REUTERS/Jessica Rinaldi
Now - thanks in large part to low interest rates and cheap financing - the M&A surge is in full effect. But it looks different than anyone expected.
As Goldman Sachs points out a note, leveraged buyouts are all but extinct in 2014.
Why?
Armed with cash, it's corporate buyers who are really driving this entire M&A surge. Financial buyers - private equity and investment firms - are barely participating.
Goldman writes: "2014 is likely to be a banner year for M&A in the United States with YTD volumes up about 60% yoy and on track to exceed 2006's peak by approximately 20%. However, sponsor- related M&A has not kept pace (up just 6% yoy) and as a percentage of total volumes stands at 20%, the lowest percentage since 2002 outside the financial crisis. The absence of large public-to-private activity is even more pronounced; there has been just $3 bn of deals YTD -- a small fraction of the annual average of $75 bn or so over the past decade."
In other words, companies are buying other companies. The stock market is, in a sense, buying itself.
Barely anyone is taking companies private anymore.
via Goldman Sachs
Goldman suggests a few reasons why this could be happening.
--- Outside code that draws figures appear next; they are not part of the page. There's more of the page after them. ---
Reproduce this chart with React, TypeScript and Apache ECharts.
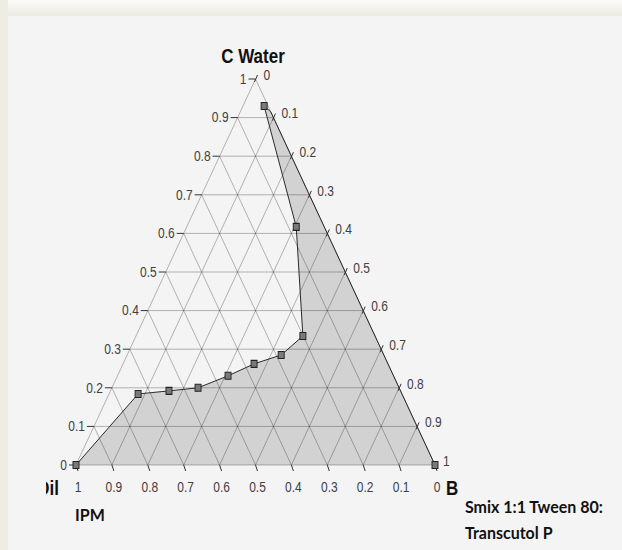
import React, { useEffect, useRef } from "react";
import * as echarts from "echarts";

// axis ticks (fractions) and their labels
const tickValues = [0, 0.1, 0.2, 0.3, 0.4, 0.5, 0.6, 0.7, 0.8, 0.9, 1];
const tickLabels = ["0", "0.1", "0.2", "0.3", "0.4", "0.5", "0.6", "0.7", "0.8", "0.9", "1"];

// measured phase-boundary points (ternary fractions)
const waterFraction = [0, 0.184, 0.192, 0.2, 0.231, 0.262, 0.285, 0.334, 0.617, 0.93];
const smixFraction = [0, 0.081, 0.163, 0.24, 0.308, 0.365, 0.429, 0.465, 0.305, 0.059];

// where the region meets the B–Water edge, then the B vertex
const edgeWater = [0.915, 0];
const edgeSmix = [0.085, 1];

const FONT = "'Liberation Sans', Arial, sans-serif";
const FONT2 = "Lato, 'Liberation Sans', sans-serif";
const STRETCH = 1.2;

const toXY = (b: number, c: number) => [b + 0.5 * c, c];

export default function App() {
  const ref = useRef<HTMLDivElement>(null);
  useEffect(() => {
    if (!ref.current) return;
    const chart = echarts.init(ref.current, undefined, { renderer: "svg" });

    const curve = waterFraction.map((c, i) => toXY(smixFraction[i], c));
    const edge = edgeWater.map((c, i) => toXY(edgeSmix[i], c));
    const regionPts = [...curve, ...edge];

    const boundaryData: any[] = curve.map((p) => ({ value: p }));
    boundaryData.push({ value: edge[0], symbol: "none" });
    boundaryData.push({ value: edge[1] });

    const gridStroke = "rgba(0,0,0,0.28)";
    const labelColor = "#404040";

    const txt = (x: number, y: number, text: string, align: string, extra: any = {}) => ({
      type: "text",
      x,
      y,
      scaleY: extra.scaleY || STRETCH,
      silent: true,
      style: {
        text,
        fill: extra.fill || labelColor,
        font: extra.font || `12px ${FONT}`,
        align,
        textAlign: align,
        verticalAlign: "middle",
        textVerticalAlign: "middle",
      },
    });

    const option: any = {
      animation: false,
      backgroundColor: "#f4f4f4",
      grid: { left: 76, top: 79, width: 359, height: 386 },
      xAxis: { type: "value", min: 0, max: 1, show: false },
      yAxis: { type: "value", min: 0, max: 1, show: false },
      graphic: [
        {
          type: "rect",
          shape: { x: 0, y: 0, width: 622, height: 16 },
          style: {
            fill: new echarts.graphic.LinearGradient(0, 0, 0, 1, [
              { offset: 0, color: "#fcfcfa" },
              { offset: 1, color: "#ebeae2" },
            ]),
          },
          silent: true,
        },
        {
          type: "rect",
          shape: { x: 0, y: 0, width: 8, height: 550 },
          style: { fill: "#eeede4" },
          silent: true,
        },
        txt(253, 56, "C Water", "center", { font: `bold 17px ${FONT}`, fill: "#111" }),
        txt(59, 488, "Oil", "right", { font: `bold 17px ${FONT}`, fill: "#111" }),
        {
          type: "rect",
          shape: { x: 20, y: 474, width: 26, height: 28 },
          style: { fill: "#f4f4f4" },
          silent: true,
          z: 100,
        },
        txt(446, 488, "B", "left", { font: `bold 17px ${FONT}`, fill: "#111" }),
        txt(75, 514, "IPM", "left", { font: `bold 16px ${FONT2}`, fill: "#111", scaleY: 1.05 }),
        txt(465, 506, "Smix 1:1 Tween 80:", "left", { font: `bold 16px ${FONT2}`, fill: "#111", scaleY: 1.05 }),
        txt(465, 532, "Transcutol P", "left", { font: `bold 16px ${FONT2}`, fill: "#111", scaleY: 1.05 }),
      ],
      series: [
        {
          type: "custom",
          z: 1,
          silent: true,
          data: regionPts,
          renderItem: (params: any, api: any) => {
            if (params.dataIndex !== 0) return null;
            return {
              type: "polygon",
              shape: { points: regionPts.map((p) => api.coord(p)) },
              style: { fill: "#d2d2d2", stroke: "none" },
            };
          },
        },
        {
          type: "custom",
          z: 2,
          silent: true,
          data: tickValues.map((v) => [v, v]),
          renderItem: (params: any, api: any) => {
            const v = tickValues[params.dataIndex];
            const seg = (a: number[], b: number[]) => {
              const p1 = api.coord(a);
              const p2 = api.coord(b);
              return {
                type: "line",
                shape: { x1: p1[0], y1: p1[1], x2: p2[0], y2: p2[1] },
                style: { stroke: gridStroke, lineWidth: 1 },
              };
            };
            return {
              type: "group",
              children: [
                seg(toXY(0, v), toXY(1 - v, v)),
                seg(toXY(v, 0), toXY(v, 1 - v)),
                seg(toXY(1 - v, 0), toXY(0, 1 - v)),
              ],
            };
          },
        },
        {
          type: "custom",
          z: 3,
          silent: true,
          data: tickValues.map((v) => [v, v]),
          renderItem: (params: any, api: any) => {
            const i = params.dataIndex;
            const v = tickValues[i];
            const label = tickLabels[i];
            const L = api.coord(toXY(0, v));
            const R = api.coord(toXY(v, 1 - v));
            const Bt = api.coord(toXY(1 - v, 0));
            const tick = (x1: number, y1: number, x2: number, y2: number) => ({
              type: "line",
              shape: { x1, y1, x2, y2 },
              style: { stroke: "#333", lineWidth: 1 },
            });
            return {
              type: "group",
              children: [
                tick(L[0] - 7, L[1], L[0], L[1]),
                txt(L[0] - 9, L[1], label, "right"),
                tick(R[0] - 1, R[1] + 3, R[0] + 2, R[1] - 4),
                txt(R[0] + 8, R[1] - 4, label, "left"),
                tick(Bt[0], Bt[1], Bt[0] + 2, Bt[1] + 6),
                txt(Bt[0] + 2, Bt[1] + 22, label, "center"),
              ],
            };
          },
        },
        {
          type: "line",
          z: 4,
          silent: true,
          data: boundaryData,
          smooth: false,
          symbol: "rect",
          symbolSize: [6, 7],
          showAllSymbol: true,
          lineStyle: { color: "#2a2a2a", width: 1 },
          itemStyle: { color: "#7a7a7a", borderColor: "#222", borderWidth: 1 },
        },
      ],
    };

    chart.setOption(option);
    return () => chart.dispose();
  }, []);

  return (
    <div
      ref={ref}
      style={{ position: "fixed", left: 0, top: 0, width: 622, height: 550 }}
    />
  );
}
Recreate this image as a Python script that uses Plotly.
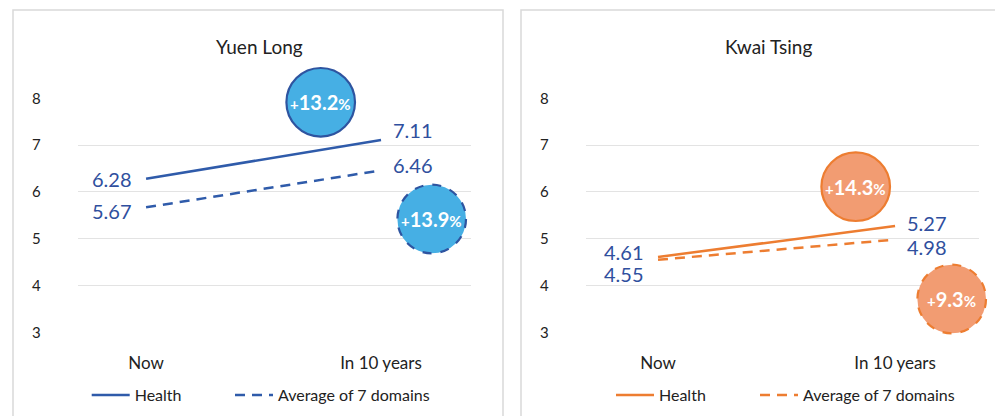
import plotly.graph_objects as go

# ---------------- data ----------------
categories = ["Now", "In 10 years"]
yuen_long_health = [6.28, 7.11]
yuen_long_avg = [5.67, 6.46]
kwai_tsing_health = [4.61, 5.27]
kwai_tsing_avg = [4.55, 4.98]
yuen_long_change = [13.2, 13.9]
kwai_tsing_change = [14.3, 9.3]
y_ticks = [3, 4, 5, 6, 7, 8]
panel_titles = ["Yuen Long", "Kwai Tsing"]
series_names = ["Health", "Average of 7 domains"]

# the page body keeps an 8px margin, so the figure is 8px smaller than the window
OFF = 8
W, H = 1003 - OFF, 416 - OFF
FONT = "Lato"
BLUE = "#2F5BAA"
LBL = "#2F4F9E"
ORANGE = "#ED7D31"
BLUE_FILL = "#46AFE4"
BLUE_EDGE = "#2E54A0"
ORANGE_FILL = "#F29C72"


def px(x):
    return (x - OFF) / W


def py(y):
    return 1 - (y - OFF) / H


fig = go.Figure()

panels = [
    dict(h=yuen_long_health, a=yuen_long_avg, color=BLUE, xa="x", ya="y",
         legends=("legend", "legend2")),
    dict(h=kwai_tsing_health, a=kwai_tsing_avg, color=ORANGE, xa="x2", ya="y2",
         legends=("legend3", "legend4")),
]

for p in panels:
    fig.add_trace(go.Scatter(
        x=categories, y=p["h"], mode="lines", name=series_names[0],
        line=dict(color=p["color"], width=2.5),
        xaxis=p["xa"], yaxis=p["ya"], legend=p["legends"][0], hoverinfo="skip"))
    fig.add_trace(go.Scatter(
        x=categories, y=p["a"], mode="lines", name=series_names[1],
        line=dict(color=p["color"], width=2.5, dash="10px,7px"),
        xaxis=p["xa"], yaxis=p["ya"], legend=p["legends"][1], hoverinfo="skip"))

# value labels
label_specs = [
    ("x", "y", yuen_long_health, [0, 10]),
    ("x", "y", yuen_long_avg, [-4, 5]),
    ("x2", "y2", kwai_tsing_health, [5, 3]),
    ("x2", "y2", kwai_tsing_avg, [-14, -7]),
]
for xa, ya, vals, shifts in label_specs:
    for i, v in enumerate(vals):
        fig.add_annotation(
            x=categories[i], y=v, xref=xa, yref=ya, text=f"{v:.2f}",
            showarrow=False, xanchor="right" if i == 0 else "left", yanchor="middle",
            xshift=-12 if i == 0 else 10, yshift=shifts[i],
            font=dict(family=FONT, size=20, color=LBL))

# panel borders
fig.add_shape(type="rect", xref="paper", yref="paper",
              x0=px(13), x1=px(503), y0=-0.05, y1=py(10),
              line=dict(color="#D9D9D9", width=1.5), layer="below")
fig.add_shape(type="rect", xref="paper", yref="paper",
              x0=px(521), x1=1.05, y0=-0.05, y1=py(10),
              line=dict(color="#D9D9D9", width=1.5), layer="below")

# titles
for t, cx in zip(panel_titles, [260, 768]):
    fig.add_annotation(x=px(cx), y=py(46), xref="paper", yref="paper", text=t,
                       showarrow=False, xanchor="center", yanchor="middle",
                       font=dict(family=FONT, size=19, color="#222222"))

# change bubbles
bubbles = [
    (320.7, 102.3, yuen_long_change[0], BLUE_FILL, BLUE_EDGE, "solid"),
    (431.7, 219.0, yuen_long_change[1], BLUE_FILL, BLUE_EDGE, "dash"),
    (855.7, 186.7, kwai_tsing_change[0], ORANGE_FILL, ORANGE, "solid"),
    (951.7, 299.0, kwai_tsing_change[1], ORANGE_FILL, ORANGE, "dash"),
]
R = 34.3
for cx, cy, val, fill, edge, dash in bubbles:
    fig.add_shape(type="circle", xref="paper", yref="paper",
                  x0=px(cx - R), x1=px(cx + R), y0=py(cy + R), y1=py(cy - R),
                  fillcolor=fill, line=dict(color=edge, width=2.2, dash=dash),
                  layer="above")
    fig.add_annotation(x=px(cx), y=py(cy), xref="paper", yref="paper",
                       text=(f"<b><span style='font-size:15px'>+</span>{val:.1f}"
                             f"<span style='font-size:15px'>%</span></b>"),
                       showarrow=False, xanchor="center", yanchor="middle",
                       font=dict(family=FONT, size=20, color="white"))

axis_common = dict(showline=False, zeroline=False, ticks="", showgrid=False,
                   automargin=False,
                   tickfont=dict(family=FONT, size=17, color="#222222"),
                   fixedrange=True)
yaxis_common = dict(range=[2.98, 8.02], tickvals=y_ticks, showgrid=True,
                    gridcolor="#E3E3E3", gridwidth=1.2, zeroline=False,
                    showline=False, ticks="", ticklabelstandoff=36, automargin=False,
                    tickfont=dict(family=FONT, size=15, color="#222222"),
                    fixedrange=True)

legend_base = dict(orientation="h", xanchor="left", yanchor="middle",
                   font=dict(family=FONT, size=16, color="#222222"),
                   bgcolor="rgba(0,0,0,0)", itemwidth=38)
legend_line_start = [91.7, 235, 616, 760]

fig.update_layout(
    width=W, height=H,
    margin=dict(l=0, r=0, t=0, b=0, autoexpand=False),
    paper_bgcolor="white", plot_bgcolor="white",
    xaxis=dict(domain=[px(77.7), px(471)], range=[-0.291, 1.383], anchor="y",
               ticklabelstandoff=18, **axis_common),
    yaxis=dict(domain=[py(333.2), py(97.4)], anchor="x", **yaxis_common),
    xaxis2=dict(domain=[px(585.7), px(979)], range=[-0.305, 1.354], anchor="y2",
                ticklabelstandoff=18, **axis_common),
    yaxis2=dict(domain=[py(333.2), py(97.4)], anchor="x2", **yaxis_common),
    legend=dict(x=px(legend_line_start[0] - 5), y=py(395), **legend_base),
    legend2=dict(x=px(legend_line_start[1] - 5), y=py(395), **legend_base),
    legend3=dict(x=px(legend_line_start[2] - 5), y=py(395), **legend_base),
    legend4=dict(x=px(legend_line_start[3] - 5), y=py(395), **legend_base),
    showlegend=True,
)

fig.write_html("out.html")
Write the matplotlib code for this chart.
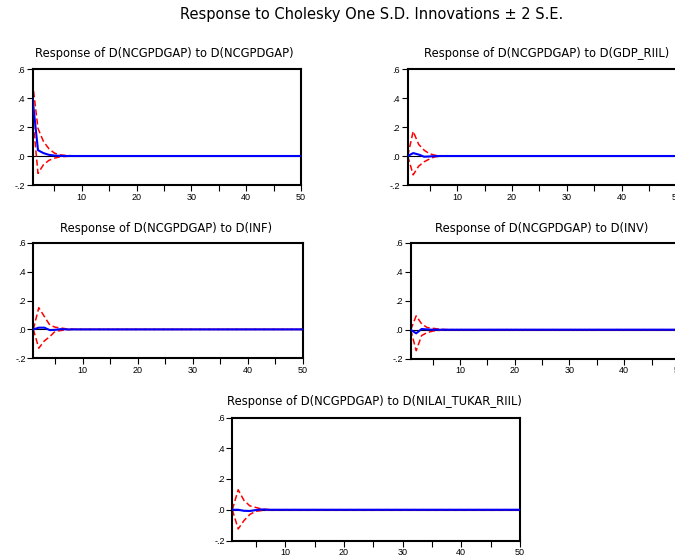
import numpy as np
import matplotlib
matplotlib.use("Agg")
import matplotlib.pyplot as plt

plt.rcParams['font.family'] = ['Liberation Sans', 'DejaVu Sans']

N = 50
periods = np.arange(1, N + 1)

main_title = "Response to Cholesky One S.D. Innovations \u00b1 2 S.E."
panel_titles = [
    "Response of D(NCGPDGAP) to D(NCGPDGAP)",
    "Response of D(NCGPDGAP) to D(GDP_RIIL)",
    "Response of D(NCGPDGAP) to D(INF)",
    "Response of D(NCGPDGAP) to D(INV)",
    "Response of D(NCGPDGAP) to D(NILAI_TUKAR_RIIL)",
]

# read values for the first periods; later periods are 0
resp_ncgpdgap = [0.40, 0.04, 0.02, 0.008, 0.003, 0.001, 0.0]
upper_ncgpdgap = [0.51, 0.19, 0.10, 0.05, 0.02, 0.008, 0.004, 0.002]
lower_ncgpdgap = [0.29, -0.12, -0.06, -0.03, -0.015, -0.006, -0.003, -0.001]

resp_gdp = [0.0, 0.02, 0.01, -0.005, -0.003, -0.001, 0.0]
upper_gdp = [0.0, 0.17, 0.08, 0.04, 0.015, 0.005, 0.002]
lower_gdp = [0.0, -0.13, -0.07, -0.04, -0.02, -0.005, -0.002]

resp_inf = [0.0, 0.012, 0.012, -0.005, -0.003, 0.002, 0.0]
upper_inf = [0.0, 0.15, 0.09, 0.03, 0.015, 0.01, 0.004, 0.002]
lower_inf = [0.0, -0.13, -0.08, -0.05, -0.012, -0.008, -0.003, -0.001]

resp_inv = [0.0, -0.025, 0.005, 0.002, 0.0]
upper_inv = [0.0, 0.095, 0.04, 0.015, 0.01, 0.005, 0.002]
lower_inv = [0.0, -0.145, -0.04, -0.02, -0.01, -0.005, -0.002]

resp_nilai = [0.0, 0.0, -0.007, -0.008, -0.002, 0.002, 0.0]
upper_nilai = [0.0, 0.13, 0.06, 0.025, 0.015, 0.005, 0.002]
lower_nilai = [0.0, -0.125, -0.07, -0.03, -0.01, -0.005, -0.002]

y_ticks = [-0.2, 0.0, 0.2, 0.4, 0.6]
y_ticklabels = ["-.2", ".0", ".2", ".4", ".6"]
x_ticks = [10, 20, 30, 40, 50]


def pad(v):
    v = np.asarray(v, dtype=float)
    return np.concatenate([v, np.zeros(N - len(v))])


series = [
    (resp_ncgpdgap, upper_ncgpdgap, lower_ncgpdgap),
    (resp_gdp, upper_gdp, lower_gdp),
    (resp_inf, upper_inf, lower_inf),
    (resp_inv, upper_inv, lower_inv),
    (resp_nilai, upper_nilai, lower_nilai),
]

W, H = 675, 558
fig = plt.figure(figsize=(W / 100, H / 100), dpi=100)

# (left, top, right, bottom) in pixels, title centre (x, y)
boxes = [
    (32.5, 69, 301, 185, 164, 53),
    (407.7, 69, 676.5, 185, 547, 53),
    (33.3, 242.7, 302.7, 358.3, 166, 228),
    (410.7, 242.7, 679, 358.7, 542, 228),
    (232.3, 417.5, 520, 540.5, 374, 401.5),
]

for (l, t, r, b, tx, ty), (resp, up, lo), title in zip(boxes, series, panel_titles):
    ax = fig.add_axes([l / W, 1 - b / H, (r - l) / W, (b - t) / H])
    ax.axhline(0, color='black', lw=0.8, zorder=1)
    ax.plot(periods, pad(resp), color='#0000ff', lw=1.5, zorder=3)
    ax.plot(periods, pad(up), color='#ff0000', lw=1.1, ls=(0, (4, 2)), zorder=2)
    ax.plot(periods, pad(lo), color='#ff0000', lw=1.1, ls=(0, (4, 2)), zorder=2)
    ax.set_xlim(1, 50)
    ax.set_ylim(-0.2, 0.6)
    ax.set_yticks(y_ticks)
    ax.set_yticklabels(y_ticklabels)
    ax.set_xticks(x_ticks)
    ax.set_xticks([5, 15, 25, 35, 45], minor=True)
    ax.tick_params(axis='both', which='major', direction='out', length=4,
                   width=0.8, labelsize=6.5, pad=1.5)
    ax.tick_params(axis='x', which='minor', direction='out', length=4, width=0.8)
    for s in ax.spines.values():
        s.set_linewidth(1.5)
    fig.text(tx / W, 1 - ty / H, title, ha='center', va='center', fontsize=8.3,
             family=['DejaVu Sans'])

fig.text(372 / W, 1 - 14 / H, main_title, ha='center', va='center', fontsize=10.5,
         family=['DejaVu Sans'])

fig.savefig("out.png", dpi=100)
One is that market participants realize that incorporating the synergies companies can achieve by buying each other is the most effective way to create real value right now. That prospect, along with ultra-low financing, makes corporates willing to pay more money for for the companies they acquire.
On the other hand, the actions that financial firms can take when they acquire companies - layoffs and other expense cuts - don't create enough room for financial firms. Company valuations are too high and actual sales growth is slow.
Greenlight Capital CEO David Einhorn mentioned the strange character of M&A activity in his most recent investor letter. His take on it was a bit more sinister than Goldman's. He noticed that some of companies in which Greenlight had a short position were being bought.
Not a good sign.
"Companies we are short often have serious problems of which boards and management are probably aware," said Einhorn's letter. "This makes them more eager than usual to sell at any sort of premium. The prospective buyers ought to discover these problems during due diligence, which should make them walk away. But in the current environment, debt financing is so inexpensive that buyers can pay premiums and have the deals be accretive to EPS, making them more willing to ignore any problems they discover."
You can take Goldman's rosier picture, or go dark with David. Either way all this means that $450 billion is just sitting in global buyout firms waiting to be deployed.
And likely it won't be unleashed until companies are cheaper.
"As stated by Antony Ressler, Chairman & CEO of Ares Management, 'we see the investment universe with blinking yellow lights; move slowly and carefully'. A pullback in the market appears to be the most likely catalyst to drive an increase in activity," says Goldman's note.
In meantime, financial firms like KKR are looking for deals outside the United States or partnering with multiple, non-finance firm buyers (think: Silver Lake working with Michael Dell).